### WORK TO DO
Quote the data below in full, minus the images.

### TASK INPUTS
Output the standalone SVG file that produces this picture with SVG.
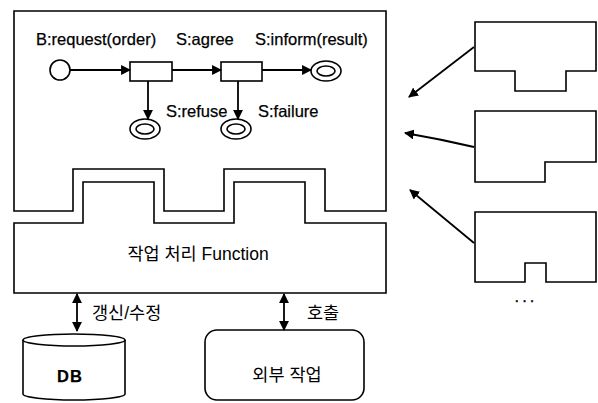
<svg xmlns="http://www.w3.org/2000/svg" width="598" height="403" viewBox="0 0 598 403">
<style>
.ln{fill:none;stroke:#000;stroke-width:1.6}
.sh{fill:#fff;stroke:#000;stroke-width:1.6}
.ar{fill:none;stroke:#000;stroke-width:1.8}
.t{font-family:"Liberation Sans","Noto Sans CJK KR",Arial,sans-serif;font-size:16.5px;fill:#000;stroke:#000;stroke-width:0.25}
.k{font-family:"Liberation Sans","Noto Sans CJK KR",sans-serif;font-size:17.5px;fill:#000}
</style>
<defs>
<marker id="a" viewBox="0 0 10 10" refX="9" refY="5" markerWidth="5.5" markerHeight="5.5" orient="auto-start-reverse" markerUnits="strokeWidth">
<path d="M0,0 L10,5 L0,10 Z" fill="#000"/>
</marker>
</defs>
<g id="protocol-box">
<path class="sh" d="M14,11 H386 V211 H325 V169 H224 V211 H164 V169 H73 V211 H14 Z"/>
<text class="t" x="36" y="45">B:request(order)</text>
<text class="t" x="176" y="45">S:agree</text>
<text class="t" x="255" y="45">S:inform(result)</text>
<text class="t" x="166" y="117">S:refuse</text>
<text class="t" x="258" y="117">S:failure</text>
</g>
<g id="start"><circle class="sh" cx="60" cy="70" r="10"/></g>
<g id="state1"><rect class="sh" x="130" y="62" width="42" height="19"/></g>
<g id="state2"><rect class="sh" x="221" y="62" width="41" height="19"/></g>
<g id="end-inform"><ellipse class="sh" cx="326" cy="71" rx="15" ry="10"/><ellipse class="ln" cx="326" cy="71" rx="9" ry="5"/></g>
<g id="end-refuse"><ellipse class="sh" cx="145" cy="129" rx="15" ry="10"/><ellipse class="ln" cx="145" cy="129" rx="9" ry="5"/></g>
<g id="end-failure"><ellipse class="sh" cx="236" cy="129" rx="15" ry="10"/><ellipse class="ln" cx="236" cy="129" rx="9" ry="5"/></g>
<g id="function-box">
<path class="sh" d="M14,223 H83 V182 H154 V223 H234 V182 H305 V223 H386 V293 H14 Z"/>
<text class="k" x="198" y="260" text-anchor="middle" font-size="19">작업 처리 Function</text>
</g>
<g id="db">
<path class="sh" d="M23,340 V394 A51,6 0 0 0 125,394 V340"/>
<ellipse class="sh" cx="74" cy="340" rx="51" ry="6"/>
<text class="t" x="70" y="382" text-anchor="middle" font-weight="bold" font-size="17" letter-spacing="1">DB</text>
</g>
<g id="external">
<rect class="sh" x="205" y="330" width="159" height="70" rx="12"/>
<text class="k" x="287" y="381" text-anchor="middle">외부 작업</text>
</g>
<g id="shape1"><path class="sh" d="M475,22 H596 V71 H566 V91 H515 V71 H475 Z"/></g>
<g id="shape2"><path class="sh" d="M475,111 H596 V162 H545 V182 H475 Z"/></g>
<g id="shape3"><path class="sh" d="M475,212 H596 V282 H546 V263 H525 V282 H475 Z"/></g>
<text class="t" x="526" y="302" text-anchor="middle" font-size="14" letter-spacing="3">...</text>
<g id="connectors">
<line class="ar" x1="70" y1="70" x2="130" y2="70" marker-end="url(#a)"/>
<line class="ar" x1="172" y1="70" x2="221" y2="70" marker-end="url(#a)"/>
<line class="ar" x1="262" y1="70" x2="311" y2="70" marker-end="url(#a)"/>
<line class="ar" x1="148" y1="81" x2="148" y2="119" marker-end="url(#a)"/>
<line class="ar" x1="238" y1="81" x2="238" y2="119" marker-end="url(#a)"/>
<line class="ar" x1="77" y1="294" x2="77" y2="331" marker-start="url(#a)" marker-end="url(#a)"/>
<line class="ar" x1="284" y1="294" x2="284" y2="330" marker-start="url(#a)" marker-end="url(#a)"/>
<text class="k" x="92" y="319">갱신/수정</text>
<text class="k" x="307" y="319">호출</text>
<line class="ar" x1="474" y1="47" x2="409" y2="97" marker-end="url(#a)"/>
<path class="ar" d="M474,147 Q440,139 405,133" marker-end="url(#a)"/>
<line class="ar" x1="474" y1="243" x2="410" y2="190" marker-end="url(#a)"/>
</g>
</svg>
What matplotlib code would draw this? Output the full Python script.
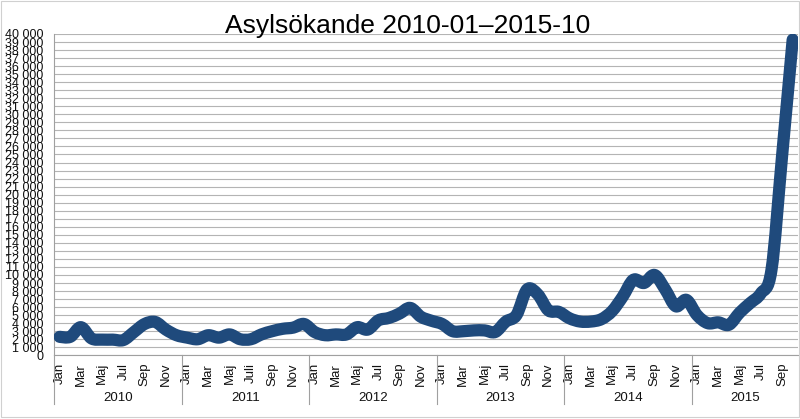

### CORRECT ANSWER
Output the standalone SVG file that produces this picture with SVG.
<svg xmlns="http://www.w3.org/2000/svg" width="598" height="403" viewBox="0 0 598 403">
<style>
.ln{fill:none;stroke:#000;stroke-width:1.6}
.sh{fill:#fff;stroke:#000;stroke-width:1.6}
.ar{fill:none;stroke:#000;stroke-width:1.8}
.t{font-family:"Liberation Sans","Noto Sans CJK KR",Arial,sans-serif;font-size:16.5px;fill:#000;stroke:#000;stroke-width:0.25}
.k{font-family:"Liberation Sans","Noto Sans CJK KR",sans-serif;font-size:17.5px;fill:#000}
</style>
<defs>
<marker id="a" viewBox="0 0 10 10" refX="9" refY="5" markerWidth="5.5" markerHeight="5.5" orient="auto-start-reverse" markerUnits="strokeWidth">
<path d="M0,0 L10,5 L0,10 Z" fill="#000"/>
</marker>
</defs>
<g id="protocol-box">
<path class="sh" d="M14,11 H386 V211 H325 V169 H224 V211 H164 V169 H73 V211 H14 Z"/>
<text class="t" x="36" y="45">B:request(order)</text>
<text class="t" x="176" y="45">S:agree</text>
<text class="t" x="255" y="45">S:inform(result)</text>
<text class="t" x="166" y="117">S:refuse</text>
<text class="t" x="258" y="117">S:failure</text>
</g>
<g id="start"><circle class="sh" cx="60" cy="70" r="10"/></g>
<g id="state1"><rect class="sh" x="130" y="62" width="42" height="19"/></g>
<g id="state2"><rect class="sh" x="221" y="62" width="41" height="19"/></g>
<g id="end-inform"><ellipse class="sh" cx="326" cy="71" rx="15" ry="10"/><ellipse class="ln" cx="326" cy="71" rx="9" ry="5"/></g>
<g id="end-refuse"><ellipse class="sh" cx="145" cy="129" rx="15" ry="10"/><ellipse class="ln" cx="145" cy="129" rx="9" ry="5"/></g>
<g id="end-failure"><ellipse class="sh" cx="236" cy="129" rx="15" ry="10"/><ellipse class="ln" cx="236" cy="129" rx="9" ry="5"/></g>
<g id="function-box">
<path class="sh" d="M14,223 H83 V182 H154 V223 H234 V182 H305 V223 H386 V293 H14 Z"/>
<text class="k" x="198" y="260" text-anchor="middle" font-size="19">작업 처리 Function</text>
</g>
<g id="db">
<path class="sh" d="M23,340 V394 A51,6 0 0 0 125,394 V340"/>
<ellipse class="sh" cx="74" cy="340" rx="51" ry="6"/>
<text class="t" x="70" y="382" text-anchor="middle" font-weight="bold" font-size="17" letter-spacing="1">DB</text>
</g>
<g id="external">
<rect class="sh" x="205" y="330" width="159" height="70" rx="12"/>
<text class="k" x="287" y="381" text-anchor="middle">외부 작업</text>
</g>
<g id="shape1"><path class="sh" d="M475,22 H596 V71 H566 V91 H515 V71 H475 Z"/></g>
<g id="shape2"><path class="sh" d="M475,111 H596 V162 H545 V182 H475 Z"/></g>
<g id="shape3"><path class="sh" d="M475,212 H596 V282 H546 V263 H525 V282 H475 Z"/></g>
<text class="t" x="526" y="302" text-anchor="middle" font-size="14" letter-spacing="3">...</text>
<g id="connectors">
<line class="ar" x1="70" y1="70" x2="130" y2="70" marker-end="url(#a)"/>
<line class="ar" x1="172" y1="70" x2="221" y2="70" marker-end="url(#a)"/>
<line class="ar" x1="262" y1="70" x2="311" y2="70" marker-end="url(#a)"/>
<line class="ar" x1="148" y1="81" x2="148" y2="119" marker-end="url(#a)"/>
<line class="ar" x1="238" y1="81" x2="238" y2="119" marker-end="url(#a)"/>
<line class="ar" x1="77" y1="294" x2="77" y2="331" marker-start="url(#a)" marker-end="url(#a)"/>
<line class="ar" x1="284" y1="294" x2="284" y2="330" marker-start="url(#a)" marker-end="url(#a)"/>
<text class="k" x="92" y="319">갱신/수정</text>
<text class="k" x="307" y="319">호출</text>
<line class="ar" x1="474" y1="47" x2="409" y2="97" marker-end="url(#a)"/>
<path class="ar" d="M474,147 Q440,139 405,133" marker-end="url(#a)"/>
<line class="ar" x1="474" y1="243" x2="410" y2="190" marker-end="url(#a)"/>
</g>
</svg>
What matplotlib code would draw this? Output the full Python script.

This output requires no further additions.